PROBLEM TO WORK ON => Below are records; count the lines in them that hold "Convert" and give only the count.

DATA FOR THE TASK =>
>> Begin

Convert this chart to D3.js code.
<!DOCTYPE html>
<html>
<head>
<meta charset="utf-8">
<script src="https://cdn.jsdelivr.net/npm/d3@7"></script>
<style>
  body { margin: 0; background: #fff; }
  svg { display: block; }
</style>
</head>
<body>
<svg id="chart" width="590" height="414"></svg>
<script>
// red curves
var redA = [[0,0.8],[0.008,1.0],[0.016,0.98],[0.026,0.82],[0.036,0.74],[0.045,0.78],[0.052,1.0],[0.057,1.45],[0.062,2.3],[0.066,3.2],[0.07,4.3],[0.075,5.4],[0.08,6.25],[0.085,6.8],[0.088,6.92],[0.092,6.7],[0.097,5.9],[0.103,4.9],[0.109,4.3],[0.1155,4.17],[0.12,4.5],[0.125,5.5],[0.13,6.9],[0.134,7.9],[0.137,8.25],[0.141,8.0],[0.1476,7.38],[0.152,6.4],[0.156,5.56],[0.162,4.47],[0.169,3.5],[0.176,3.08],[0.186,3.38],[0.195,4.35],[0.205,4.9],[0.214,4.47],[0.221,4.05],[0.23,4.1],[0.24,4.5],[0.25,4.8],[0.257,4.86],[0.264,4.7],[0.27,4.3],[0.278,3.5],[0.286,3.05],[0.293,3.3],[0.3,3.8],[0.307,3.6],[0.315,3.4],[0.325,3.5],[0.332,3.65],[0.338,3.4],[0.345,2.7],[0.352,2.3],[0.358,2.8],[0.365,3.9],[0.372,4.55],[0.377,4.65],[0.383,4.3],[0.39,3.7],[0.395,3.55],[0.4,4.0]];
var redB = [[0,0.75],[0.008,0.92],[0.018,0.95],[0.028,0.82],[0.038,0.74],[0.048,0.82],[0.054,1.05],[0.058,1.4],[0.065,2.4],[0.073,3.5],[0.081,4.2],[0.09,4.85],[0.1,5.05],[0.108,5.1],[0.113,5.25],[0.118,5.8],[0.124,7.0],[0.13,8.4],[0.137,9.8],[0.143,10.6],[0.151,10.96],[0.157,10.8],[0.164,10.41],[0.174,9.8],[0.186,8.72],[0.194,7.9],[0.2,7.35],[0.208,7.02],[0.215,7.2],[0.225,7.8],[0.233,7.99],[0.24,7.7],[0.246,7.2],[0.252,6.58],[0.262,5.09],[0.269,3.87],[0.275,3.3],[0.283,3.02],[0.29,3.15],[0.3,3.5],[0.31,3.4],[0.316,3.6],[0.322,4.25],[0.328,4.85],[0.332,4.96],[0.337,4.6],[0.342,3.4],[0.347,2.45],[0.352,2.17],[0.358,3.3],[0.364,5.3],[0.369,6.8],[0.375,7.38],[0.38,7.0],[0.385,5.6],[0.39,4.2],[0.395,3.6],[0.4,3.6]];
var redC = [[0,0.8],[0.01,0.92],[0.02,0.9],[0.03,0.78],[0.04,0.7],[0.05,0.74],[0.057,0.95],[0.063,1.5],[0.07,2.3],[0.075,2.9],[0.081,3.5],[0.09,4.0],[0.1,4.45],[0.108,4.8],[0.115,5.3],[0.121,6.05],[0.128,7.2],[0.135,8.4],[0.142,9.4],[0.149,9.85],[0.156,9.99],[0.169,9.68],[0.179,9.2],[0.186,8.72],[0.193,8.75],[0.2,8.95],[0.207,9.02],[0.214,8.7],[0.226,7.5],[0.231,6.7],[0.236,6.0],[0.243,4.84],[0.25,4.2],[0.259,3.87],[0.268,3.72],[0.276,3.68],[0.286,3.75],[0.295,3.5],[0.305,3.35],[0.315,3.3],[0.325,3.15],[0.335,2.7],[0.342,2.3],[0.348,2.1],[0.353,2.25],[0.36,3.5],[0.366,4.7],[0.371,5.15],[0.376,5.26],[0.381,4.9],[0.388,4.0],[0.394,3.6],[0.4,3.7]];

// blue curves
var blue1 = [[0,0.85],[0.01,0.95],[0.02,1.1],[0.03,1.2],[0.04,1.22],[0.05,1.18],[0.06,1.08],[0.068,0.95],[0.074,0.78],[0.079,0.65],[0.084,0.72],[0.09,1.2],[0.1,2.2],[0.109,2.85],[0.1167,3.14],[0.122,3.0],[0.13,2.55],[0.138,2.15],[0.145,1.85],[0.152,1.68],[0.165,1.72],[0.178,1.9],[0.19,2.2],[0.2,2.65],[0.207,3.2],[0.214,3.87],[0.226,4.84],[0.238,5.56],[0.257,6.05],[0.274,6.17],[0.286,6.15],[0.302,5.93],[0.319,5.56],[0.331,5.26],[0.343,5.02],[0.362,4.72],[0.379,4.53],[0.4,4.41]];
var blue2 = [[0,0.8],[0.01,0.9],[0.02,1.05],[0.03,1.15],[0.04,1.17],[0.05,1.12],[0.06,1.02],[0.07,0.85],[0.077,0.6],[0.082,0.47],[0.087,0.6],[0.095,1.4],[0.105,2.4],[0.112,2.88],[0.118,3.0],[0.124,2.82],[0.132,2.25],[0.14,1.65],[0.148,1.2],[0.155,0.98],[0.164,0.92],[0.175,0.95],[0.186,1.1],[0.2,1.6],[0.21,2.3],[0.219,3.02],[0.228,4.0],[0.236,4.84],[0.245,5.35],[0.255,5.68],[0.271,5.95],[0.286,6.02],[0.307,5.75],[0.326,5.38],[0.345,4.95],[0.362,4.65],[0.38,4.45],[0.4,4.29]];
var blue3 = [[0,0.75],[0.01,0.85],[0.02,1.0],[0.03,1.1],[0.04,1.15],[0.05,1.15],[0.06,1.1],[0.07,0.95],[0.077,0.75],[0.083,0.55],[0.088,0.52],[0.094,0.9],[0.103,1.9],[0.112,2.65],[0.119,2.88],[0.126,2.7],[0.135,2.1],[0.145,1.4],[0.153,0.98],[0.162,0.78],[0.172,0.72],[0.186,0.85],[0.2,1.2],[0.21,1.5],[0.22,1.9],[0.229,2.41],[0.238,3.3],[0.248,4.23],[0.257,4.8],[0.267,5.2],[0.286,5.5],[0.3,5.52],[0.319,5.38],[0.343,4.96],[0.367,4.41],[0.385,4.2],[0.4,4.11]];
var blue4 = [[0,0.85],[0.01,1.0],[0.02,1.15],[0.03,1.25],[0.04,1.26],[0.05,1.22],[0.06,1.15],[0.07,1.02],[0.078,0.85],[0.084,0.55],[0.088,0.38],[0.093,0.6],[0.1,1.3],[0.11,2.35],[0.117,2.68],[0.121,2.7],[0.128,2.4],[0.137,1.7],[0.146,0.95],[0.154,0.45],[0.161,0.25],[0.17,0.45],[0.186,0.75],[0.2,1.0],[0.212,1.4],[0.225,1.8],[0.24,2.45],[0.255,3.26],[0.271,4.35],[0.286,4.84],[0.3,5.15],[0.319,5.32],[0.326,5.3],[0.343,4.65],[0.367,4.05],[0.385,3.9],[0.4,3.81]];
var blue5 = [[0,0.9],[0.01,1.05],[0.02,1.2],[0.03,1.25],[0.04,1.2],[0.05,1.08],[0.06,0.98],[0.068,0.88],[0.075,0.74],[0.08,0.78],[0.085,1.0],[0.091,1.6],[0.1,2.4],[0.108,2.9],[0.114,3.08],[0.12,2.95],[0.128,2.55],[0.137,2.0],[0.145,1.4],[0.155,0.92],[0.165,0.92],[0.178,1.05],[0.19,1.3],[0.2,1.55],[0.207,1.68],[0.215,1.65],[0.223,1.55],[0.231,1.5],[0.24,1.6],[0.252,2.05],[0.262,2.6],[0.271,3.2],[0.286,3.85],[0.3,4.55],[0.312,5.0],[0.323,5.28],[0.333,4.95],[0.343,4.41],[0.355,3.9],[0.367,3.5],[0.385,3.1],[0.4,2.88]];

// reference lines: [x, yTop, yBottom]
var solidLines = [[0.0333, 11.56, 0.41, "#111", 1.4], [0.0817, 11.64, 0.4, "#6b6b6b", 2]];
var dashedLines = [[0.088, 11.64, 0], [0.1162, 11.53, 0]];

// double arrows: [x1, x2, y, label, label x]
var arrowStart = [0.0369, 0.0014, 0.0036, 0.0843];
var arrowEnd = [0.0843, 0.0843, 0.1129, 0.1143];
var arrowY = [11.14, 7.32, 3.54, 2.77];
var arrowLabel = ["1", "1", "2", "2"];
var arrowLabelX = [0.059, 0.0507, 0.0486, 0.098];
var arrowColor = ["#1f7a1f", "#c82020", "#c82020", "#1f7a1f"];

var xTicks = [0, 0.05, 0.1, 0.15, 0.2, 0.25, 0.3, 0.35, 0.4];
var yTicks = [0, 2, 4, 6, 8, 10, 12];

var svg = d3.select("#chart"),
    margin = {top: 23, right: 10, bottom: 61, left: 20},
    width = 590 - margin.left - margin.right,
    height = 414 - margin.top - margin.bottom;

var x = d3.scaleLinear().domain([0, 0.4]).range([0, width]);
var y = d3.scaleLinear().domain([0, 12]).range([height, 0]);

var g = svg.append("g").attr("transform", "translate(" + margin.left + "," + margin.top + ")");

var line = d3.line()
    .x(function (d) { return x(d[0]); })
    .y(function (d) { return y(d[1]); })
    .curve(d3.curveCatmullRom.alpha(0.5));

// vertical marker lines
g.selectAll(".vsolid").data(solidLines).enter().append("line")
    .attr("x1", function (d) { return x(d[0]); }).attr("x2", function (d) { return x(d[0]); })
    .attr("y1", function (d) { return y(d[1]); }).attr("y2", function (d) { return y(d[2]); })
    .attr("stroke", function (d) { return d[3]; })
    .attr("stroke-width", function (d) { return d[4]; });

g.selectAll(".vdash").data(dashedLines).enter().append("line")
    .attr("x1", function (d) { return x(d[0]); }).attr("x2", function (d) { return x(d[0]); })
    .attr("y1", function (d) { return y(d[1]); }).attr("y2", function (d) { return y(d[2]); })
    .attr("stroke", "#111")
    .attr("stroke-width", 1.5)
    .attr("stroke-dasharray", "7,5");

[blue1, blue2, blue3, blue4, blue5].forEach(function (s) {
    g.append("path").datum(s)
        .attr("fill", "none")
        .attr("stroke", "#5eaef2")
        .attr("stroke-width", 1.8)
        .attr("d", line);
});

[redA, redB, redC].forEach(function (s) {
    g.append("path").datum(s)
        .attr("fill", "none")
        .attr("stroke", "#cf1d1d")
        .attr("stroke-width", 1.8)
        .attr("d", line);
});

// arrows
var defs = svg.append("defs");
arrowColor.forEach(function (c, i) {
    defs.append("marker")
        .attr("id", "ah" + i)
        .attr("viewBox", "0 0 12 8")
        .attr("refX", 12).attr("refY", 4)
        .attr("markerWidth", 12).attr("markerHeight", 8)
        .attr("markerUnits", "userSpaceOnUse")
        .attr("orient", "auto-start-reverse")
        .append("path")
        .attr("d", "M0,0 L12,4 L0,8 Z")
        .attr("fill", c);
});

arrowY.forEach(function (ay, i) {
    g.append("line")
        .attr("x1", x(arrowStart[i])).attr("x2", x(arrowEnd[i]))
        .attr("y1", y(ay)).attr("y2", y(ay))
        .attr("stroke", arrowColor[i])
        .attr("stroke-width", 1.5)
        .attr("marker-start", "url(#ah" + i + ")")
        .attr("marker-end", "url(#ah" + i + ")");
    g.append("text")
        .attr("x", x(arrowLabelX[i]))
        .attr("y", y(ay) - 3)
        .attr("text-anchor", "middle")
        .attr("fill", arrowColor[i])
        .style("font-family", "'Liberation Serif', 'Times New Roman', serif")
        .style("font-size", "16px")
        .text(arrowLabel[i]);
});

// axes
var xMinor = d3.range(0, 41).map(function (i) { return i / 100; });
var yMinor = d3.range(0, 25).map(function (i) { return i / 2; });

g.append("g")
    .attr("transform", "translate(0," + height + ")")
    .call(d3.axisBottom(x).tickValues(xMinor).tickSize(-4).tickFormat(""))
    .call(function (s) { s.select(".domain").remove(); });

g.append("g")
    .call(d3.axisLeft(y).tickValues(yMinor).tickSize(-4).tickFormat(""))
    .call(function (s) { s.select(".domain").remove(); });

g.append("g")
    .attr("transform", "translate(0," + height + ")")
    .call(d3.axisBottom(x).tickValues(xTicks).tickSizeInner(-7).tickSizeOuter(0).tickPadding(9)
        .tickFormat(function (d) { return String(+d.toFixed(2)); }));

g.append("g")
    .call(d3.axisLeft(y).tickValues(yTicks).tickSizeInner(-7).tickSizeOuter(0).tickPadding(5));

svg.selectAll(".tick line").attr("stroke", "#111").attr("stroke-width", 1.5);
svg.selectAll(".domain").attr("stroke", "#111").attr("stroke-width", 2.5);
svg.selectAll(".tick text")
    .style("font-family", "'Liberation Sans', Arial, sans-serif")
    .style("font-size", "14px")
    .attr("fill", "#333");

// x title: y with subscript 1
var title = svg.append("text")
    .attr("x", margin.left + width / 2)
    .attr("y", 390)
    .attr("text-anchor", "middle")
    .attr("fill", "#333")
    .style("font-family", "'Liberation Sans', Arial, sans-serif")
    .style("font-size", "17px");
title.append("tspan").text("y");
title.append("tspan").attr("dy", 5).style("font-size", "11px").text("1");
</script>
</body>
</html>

>> End
>> Begin

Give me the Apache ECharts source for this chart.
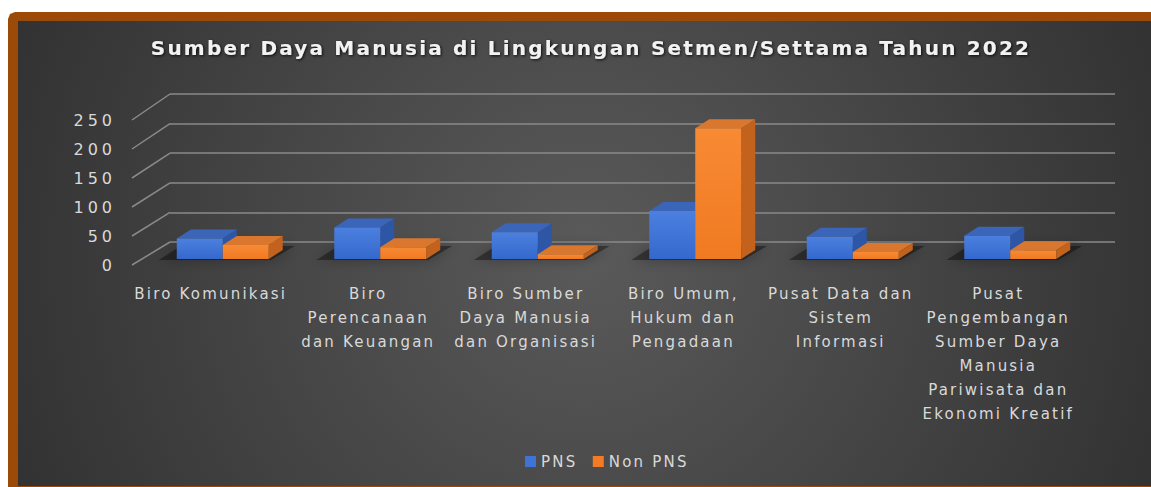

>> End
>> Begin

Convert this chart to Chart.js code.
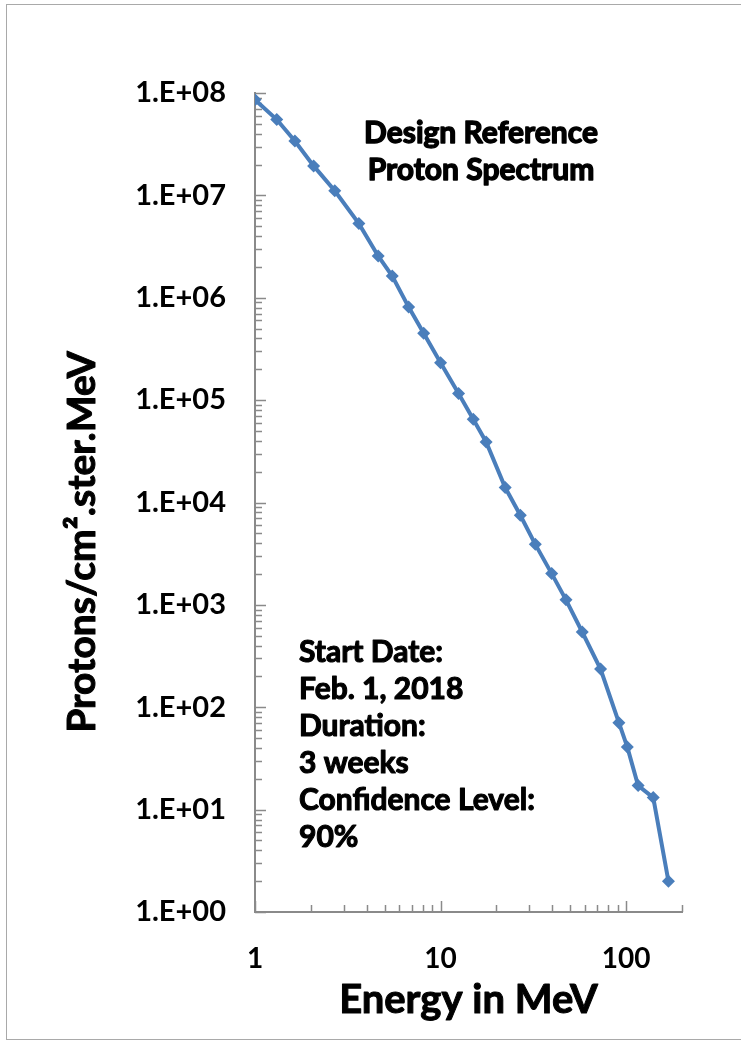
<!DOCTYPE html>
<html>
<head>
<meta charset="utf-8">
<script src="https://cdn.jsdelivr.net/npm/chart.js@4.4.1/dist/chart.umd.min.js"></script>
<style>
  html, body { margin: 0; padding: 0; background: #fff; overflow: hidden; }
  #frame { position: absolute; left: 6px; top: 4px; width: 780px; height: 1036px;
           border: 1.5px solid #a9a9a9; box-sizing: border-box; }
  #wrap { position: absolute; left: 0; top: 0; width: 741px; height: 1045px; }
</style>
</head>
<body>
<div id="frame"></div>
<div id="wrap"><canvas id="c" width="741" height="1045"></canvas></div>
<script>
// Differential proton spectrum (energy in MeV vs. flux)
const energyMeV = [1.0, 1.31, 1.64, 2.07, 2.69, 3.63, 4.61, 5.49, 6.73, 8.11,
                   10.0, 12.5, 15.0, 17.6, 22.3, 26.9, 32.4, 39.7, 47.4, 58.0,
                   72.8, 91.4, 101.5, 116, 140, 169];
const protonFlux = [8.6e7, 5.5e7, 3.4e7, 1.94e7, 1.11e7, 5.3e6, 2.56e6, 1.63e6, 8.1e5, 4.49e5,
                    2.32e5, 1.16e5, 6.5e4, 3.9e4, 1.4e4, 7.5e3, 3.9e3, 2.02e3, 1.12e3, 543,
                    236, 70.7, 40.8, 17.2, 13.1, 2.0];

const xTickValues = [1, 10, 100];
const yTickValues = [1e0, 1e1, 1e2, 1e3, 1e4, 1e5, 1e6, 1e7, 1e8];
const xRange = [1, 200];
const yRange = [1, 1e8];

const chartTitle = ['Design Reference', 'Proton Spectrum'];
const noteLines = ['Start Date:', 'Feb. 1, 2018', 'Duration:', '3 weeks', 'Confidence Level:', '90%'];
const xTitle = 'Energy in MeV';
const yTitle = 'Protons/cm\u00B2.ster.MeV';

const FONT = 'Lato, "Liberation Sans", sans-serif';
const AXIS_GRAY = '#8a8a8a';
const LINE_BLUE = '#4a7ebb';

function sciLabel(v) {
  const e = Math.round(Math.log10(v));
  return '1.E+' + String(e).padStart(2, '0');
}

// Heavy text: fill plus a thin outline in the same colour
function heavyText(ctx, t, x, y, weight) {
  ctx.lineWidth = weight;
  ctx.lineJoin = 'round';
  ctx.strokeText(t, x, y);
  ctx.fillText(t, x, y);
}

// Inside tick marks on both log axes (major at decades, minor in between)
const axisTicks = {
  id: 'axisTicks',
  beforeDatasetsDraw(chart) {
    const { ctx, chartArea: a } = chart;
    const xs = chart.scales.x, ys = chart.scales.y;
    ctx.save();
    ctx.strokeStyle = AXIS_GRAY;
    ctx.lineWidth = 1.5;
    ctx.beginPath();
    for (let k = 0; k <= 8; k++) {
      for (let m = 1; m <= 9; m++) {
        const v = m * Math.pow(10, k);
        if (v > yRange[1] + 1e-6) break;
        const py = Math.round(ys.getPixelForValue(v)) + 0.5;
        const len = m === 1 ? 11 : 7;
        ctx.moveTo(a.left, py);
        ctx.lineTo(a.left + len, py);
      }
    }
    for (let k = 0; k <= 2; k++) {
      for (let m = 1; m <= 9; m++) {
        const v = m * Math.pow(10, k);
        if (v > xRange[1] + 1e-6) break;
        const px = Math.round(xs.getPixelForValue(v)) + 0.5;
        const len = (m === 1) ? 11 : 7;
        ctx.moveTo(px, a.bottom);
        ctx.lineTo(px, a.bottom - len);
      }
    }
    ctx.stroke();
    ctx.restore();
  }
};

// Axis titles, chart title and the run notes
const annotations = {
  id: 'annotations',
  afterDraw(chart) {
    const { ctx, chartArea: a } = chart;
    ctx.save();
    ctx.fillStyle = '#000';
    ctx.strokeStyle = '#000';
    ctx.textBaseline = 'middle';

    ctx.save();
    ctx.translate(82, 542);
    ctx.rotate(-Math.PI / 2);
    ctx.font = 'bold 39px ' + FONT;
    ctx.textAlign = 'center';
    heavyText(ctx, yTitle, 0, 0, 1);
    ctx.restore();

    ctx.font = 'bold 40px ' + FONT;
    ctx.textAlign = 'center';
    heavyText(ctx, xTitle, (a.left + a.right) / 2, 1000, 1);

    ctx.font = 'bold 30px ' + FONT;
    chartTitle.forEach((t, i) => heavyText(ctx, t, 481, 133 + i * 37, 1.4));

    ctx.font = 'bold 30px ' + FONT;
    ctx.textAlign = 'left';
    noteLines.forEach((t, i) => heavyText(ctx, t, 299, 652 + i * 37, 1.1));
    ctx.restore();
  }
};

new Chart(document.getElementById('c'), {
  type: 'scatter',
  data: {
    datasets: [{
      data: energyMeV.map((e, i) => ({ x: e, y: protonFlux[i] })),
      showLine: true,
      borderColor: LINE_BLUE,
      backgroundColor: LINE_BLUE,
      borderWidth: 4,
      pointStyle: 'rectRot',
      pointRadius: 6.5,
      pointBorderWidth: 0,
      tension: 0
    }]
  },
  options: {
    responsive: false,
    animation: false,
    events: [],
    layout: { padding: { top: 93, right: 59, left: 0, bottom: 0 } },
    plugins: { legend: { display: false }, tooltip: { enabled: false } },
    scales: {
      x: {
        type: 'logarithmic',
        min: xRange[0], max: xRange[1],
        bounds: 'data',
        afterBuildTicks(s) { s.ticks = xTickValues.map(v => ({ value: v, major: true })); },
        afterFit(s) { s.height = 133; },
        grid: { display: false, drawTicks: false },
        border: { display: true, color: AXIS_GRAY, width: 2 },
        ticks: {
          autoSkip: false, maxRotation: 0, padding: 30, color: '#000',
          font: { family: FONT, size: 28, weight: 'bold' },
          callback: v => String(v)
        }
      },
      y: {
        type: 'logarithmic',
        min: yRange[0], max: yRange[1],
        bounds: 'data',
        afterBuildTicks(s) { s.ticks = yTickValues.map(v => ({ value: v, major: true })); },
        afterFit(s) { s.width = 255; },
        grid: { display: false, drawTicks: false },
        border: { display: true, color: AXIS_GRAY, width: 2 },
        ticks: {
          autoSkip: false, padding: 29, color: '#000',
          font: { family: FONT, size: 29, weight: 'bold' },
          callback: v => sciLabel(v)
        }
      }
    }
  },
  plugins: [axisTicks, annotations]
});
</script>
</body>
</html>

>> End

EXPECTED ANSWER => 2